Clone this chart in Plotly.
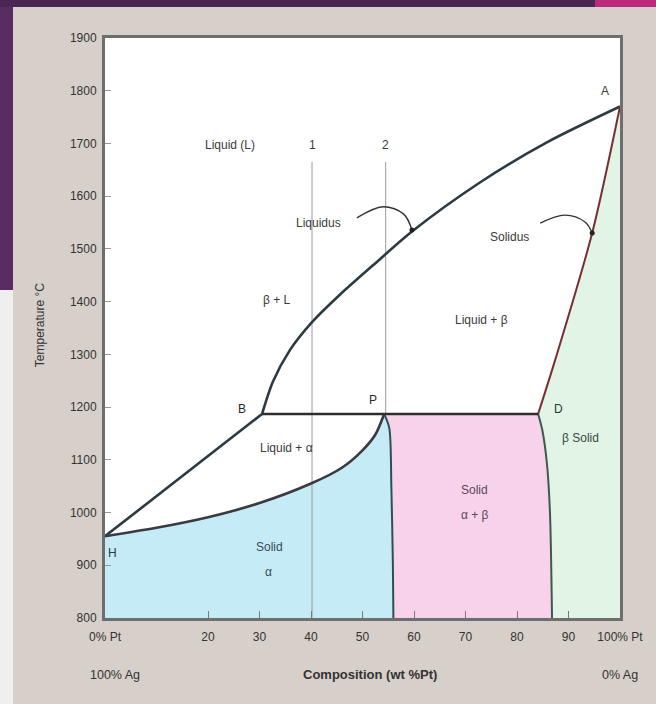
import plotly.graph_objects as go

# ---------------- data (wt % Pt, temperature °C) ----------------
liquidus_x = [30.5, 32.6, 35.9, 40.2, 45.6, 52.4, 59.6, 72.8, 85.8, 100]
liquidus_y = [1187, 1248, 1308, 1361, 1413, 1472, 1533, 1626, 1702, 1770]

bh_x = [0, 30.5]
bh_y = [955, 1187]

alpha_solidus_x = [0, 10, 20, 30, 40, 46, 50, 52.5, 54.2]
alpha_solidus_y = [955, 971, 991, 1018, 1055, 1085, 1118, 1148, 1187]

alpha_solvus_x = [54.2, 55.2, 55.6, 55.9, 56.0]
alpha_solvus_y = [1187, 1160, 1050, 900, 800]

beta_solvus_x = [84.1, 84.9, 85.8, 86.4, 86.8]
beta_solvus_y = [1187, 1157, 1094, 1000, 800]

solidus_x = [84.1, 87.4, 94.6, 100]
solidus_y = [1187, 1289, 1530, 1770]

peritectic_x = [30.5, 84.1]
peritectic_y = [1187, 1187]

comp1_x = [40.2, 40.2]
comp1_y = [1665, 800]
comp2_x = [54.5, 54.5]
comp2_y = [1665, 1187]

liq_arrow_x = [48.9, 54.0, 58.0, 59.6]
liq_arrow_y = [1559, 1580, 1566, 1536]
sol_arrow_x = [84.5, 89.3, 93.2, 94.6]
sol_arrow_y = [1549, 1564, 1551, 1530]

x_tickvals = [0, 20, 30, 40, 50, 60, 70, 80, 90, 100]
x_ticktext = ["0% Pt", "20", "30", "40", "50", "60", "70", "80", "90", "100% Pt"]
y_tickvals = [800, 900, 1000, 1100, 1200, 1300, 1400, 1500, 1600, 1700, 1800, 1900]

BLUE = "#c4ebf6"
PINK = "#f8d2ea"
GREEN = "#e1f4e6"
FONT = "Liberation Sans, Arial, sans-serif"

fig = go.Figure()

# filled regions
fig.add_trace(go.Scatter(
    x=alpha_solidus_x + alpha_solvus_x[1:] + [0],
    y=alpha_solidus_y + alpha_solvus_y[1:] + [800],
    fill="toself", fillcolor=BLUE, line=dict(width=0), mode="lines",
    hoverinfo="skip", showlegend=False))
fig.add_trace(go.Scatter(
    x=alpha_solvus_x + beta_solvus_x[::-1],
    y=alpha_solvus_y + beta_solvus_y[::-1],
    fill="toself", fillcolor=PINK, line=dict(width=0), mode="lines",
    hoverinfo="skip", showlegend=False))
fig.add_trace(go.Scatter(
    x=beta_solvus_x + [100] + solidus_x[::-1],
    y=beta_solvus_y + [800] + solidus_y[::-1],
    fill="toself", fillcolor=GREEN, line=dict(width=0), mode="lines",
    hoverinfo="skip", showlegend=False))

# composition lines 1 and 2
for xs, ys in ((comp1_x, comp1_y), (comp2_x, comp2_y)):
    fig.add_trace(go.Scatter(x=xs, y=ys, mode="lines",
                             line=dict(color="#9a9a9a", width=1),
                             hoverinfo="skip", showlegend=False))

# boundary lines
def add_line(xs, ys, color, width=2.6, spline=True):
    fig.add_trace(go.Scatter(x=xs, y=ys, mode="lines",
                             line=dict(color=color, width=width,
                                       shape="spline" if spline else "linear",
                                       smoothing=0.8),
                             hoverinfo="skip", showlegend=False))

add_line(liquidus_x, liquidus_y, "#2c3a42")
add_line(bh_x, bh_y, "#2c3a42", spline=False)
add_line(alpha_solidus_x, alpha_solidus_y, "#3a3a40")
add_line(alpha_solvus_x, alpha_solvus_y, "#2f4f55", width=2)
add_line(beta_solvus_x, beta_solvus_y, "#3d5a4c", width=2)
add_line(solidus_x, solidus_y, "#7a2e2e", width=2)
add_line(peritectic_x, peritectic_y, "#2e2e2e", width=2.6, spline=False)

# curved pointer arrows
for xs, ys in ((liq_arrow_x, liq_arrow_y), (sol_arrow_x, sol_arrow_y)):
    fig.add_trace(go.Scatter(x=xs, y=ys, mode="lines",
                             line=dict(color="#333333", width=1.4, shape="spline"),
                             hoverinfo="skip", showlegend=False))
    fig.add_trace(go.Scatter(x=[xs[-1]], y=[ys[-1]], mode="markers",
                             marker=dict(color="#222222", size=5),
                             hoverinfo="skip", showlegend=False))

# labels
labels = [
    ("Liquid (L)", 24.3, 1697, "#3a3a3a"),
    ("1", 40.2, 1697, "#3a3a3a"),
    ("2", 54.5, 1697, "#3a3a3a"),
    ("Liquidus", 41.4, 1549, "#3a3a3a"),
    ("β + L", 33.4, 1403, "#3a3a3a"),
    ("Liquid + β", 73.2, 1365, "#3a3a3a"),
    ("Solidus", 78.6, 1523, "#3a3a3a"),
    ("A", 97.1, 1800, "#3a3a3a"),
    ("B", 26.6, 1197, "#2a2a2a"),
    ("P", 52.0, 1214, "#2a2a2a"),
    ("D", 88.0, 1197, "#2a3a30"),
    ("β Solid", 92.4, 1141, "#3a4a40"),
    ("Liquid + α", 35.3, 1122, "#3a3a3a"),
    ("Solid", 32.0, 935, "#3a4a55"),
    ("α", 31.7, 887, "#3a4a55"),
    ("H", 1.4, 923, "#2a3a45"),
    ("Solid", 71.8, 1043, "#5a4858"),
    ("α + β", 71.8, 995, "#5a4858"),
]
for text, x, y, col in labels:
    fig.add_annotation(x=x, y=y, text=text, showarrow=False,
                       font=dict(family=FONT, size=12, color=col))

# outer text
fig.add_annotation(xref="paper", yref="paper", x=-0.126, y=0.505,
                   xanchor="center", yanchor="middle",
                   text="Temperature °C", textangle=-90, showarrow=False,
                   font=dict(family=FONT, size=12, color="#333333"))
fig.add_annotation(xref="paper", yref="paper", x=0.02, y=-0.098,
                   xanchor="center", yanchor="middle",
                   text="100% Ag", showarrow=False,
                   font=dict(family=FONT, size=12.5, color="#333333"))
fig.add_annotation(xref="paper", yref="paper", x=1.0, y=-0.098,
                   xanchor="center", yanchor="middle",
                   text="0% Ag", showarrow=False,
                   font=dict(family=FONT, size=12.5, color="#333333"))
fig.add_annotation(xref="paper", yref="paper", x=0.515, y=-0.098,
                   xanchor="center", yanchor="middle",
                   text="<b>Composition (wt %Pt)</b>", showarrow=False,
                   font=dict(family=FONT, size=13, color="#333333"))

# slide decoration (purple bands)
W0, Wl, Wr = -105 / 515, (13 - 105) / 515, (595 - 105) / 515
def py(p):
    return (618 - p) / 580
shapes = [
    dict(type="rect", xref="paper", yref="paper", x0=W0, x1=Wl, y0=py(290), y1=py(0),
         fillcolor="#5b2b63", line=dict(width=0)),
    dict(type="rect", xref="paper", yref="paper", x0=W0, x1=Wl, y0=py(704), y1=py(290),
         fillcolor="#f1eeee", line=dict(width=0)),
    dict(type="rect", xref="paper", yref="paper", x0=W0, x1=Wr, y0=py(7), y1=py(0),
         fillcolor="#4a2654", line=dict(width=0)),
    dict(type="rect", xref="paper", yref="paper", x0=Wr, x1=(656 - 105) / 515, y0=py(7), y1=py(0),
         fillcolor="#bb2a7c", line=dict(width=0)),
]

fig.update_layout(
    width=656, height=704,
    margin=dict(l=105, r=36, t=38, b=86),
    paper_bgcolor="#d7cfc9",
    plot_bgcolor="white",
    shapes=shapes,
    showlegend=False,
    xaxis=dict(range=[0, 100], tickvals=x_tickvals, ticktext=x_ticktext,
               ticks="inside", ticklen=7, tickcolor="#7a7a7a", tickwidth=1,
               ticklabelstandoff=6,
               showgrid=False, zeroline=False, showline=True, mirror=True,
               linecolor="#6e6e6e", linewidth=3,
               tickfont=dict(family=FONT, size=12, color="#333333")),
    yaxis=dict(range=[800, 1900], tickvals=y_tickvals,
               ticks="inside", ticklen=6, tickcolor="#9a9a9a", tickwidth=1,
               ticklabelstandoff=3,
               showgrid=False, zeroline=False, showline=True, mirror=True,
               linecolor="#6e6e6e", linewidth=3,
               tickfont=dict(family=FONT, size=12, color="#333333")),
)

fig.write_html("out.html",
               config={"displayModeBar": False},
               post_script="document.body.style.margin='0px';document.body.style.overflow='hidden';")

----

PROBLEM TO WORK ON: Give again, word for word, every line from the top of the data through the line with "alpha_solvus_y = [1187, 1160, 1050, 900, 800]", both ends included, and exclude the pictures.

RESPONSE TO THE EXERCISE:
Clone this chart in Plotly.
import plotly.graph_objects as go

# ---------------- data (wt % Pt, temperature °C) ----------------
liquidus_x = [30.5, 32.6, 35.9, 40.2, 45.6, 52.4, 59.6, 72.8, 85.8, 100]
liquidus_y = [1187, 1248, 1308, 1361, 1413, 1472, 1533, 1626, 1702, 1770]

bh_x = [0, 30.5]
bh_y = [955, 1187]

alpha_solidus_x = [0, 10, 20, 30, 40, 46, 50, 52.5, 54.2]
alpha_solidus_y = [955, 971, 991, 1018, 1055, 1085, 1118, 1148, 1187]

alpha_solvus_x = [54.2, 55.2, 55.6, 55.9, 56.0]
alpha_solvus_y = [1187, 1160, 1050, 900, 800]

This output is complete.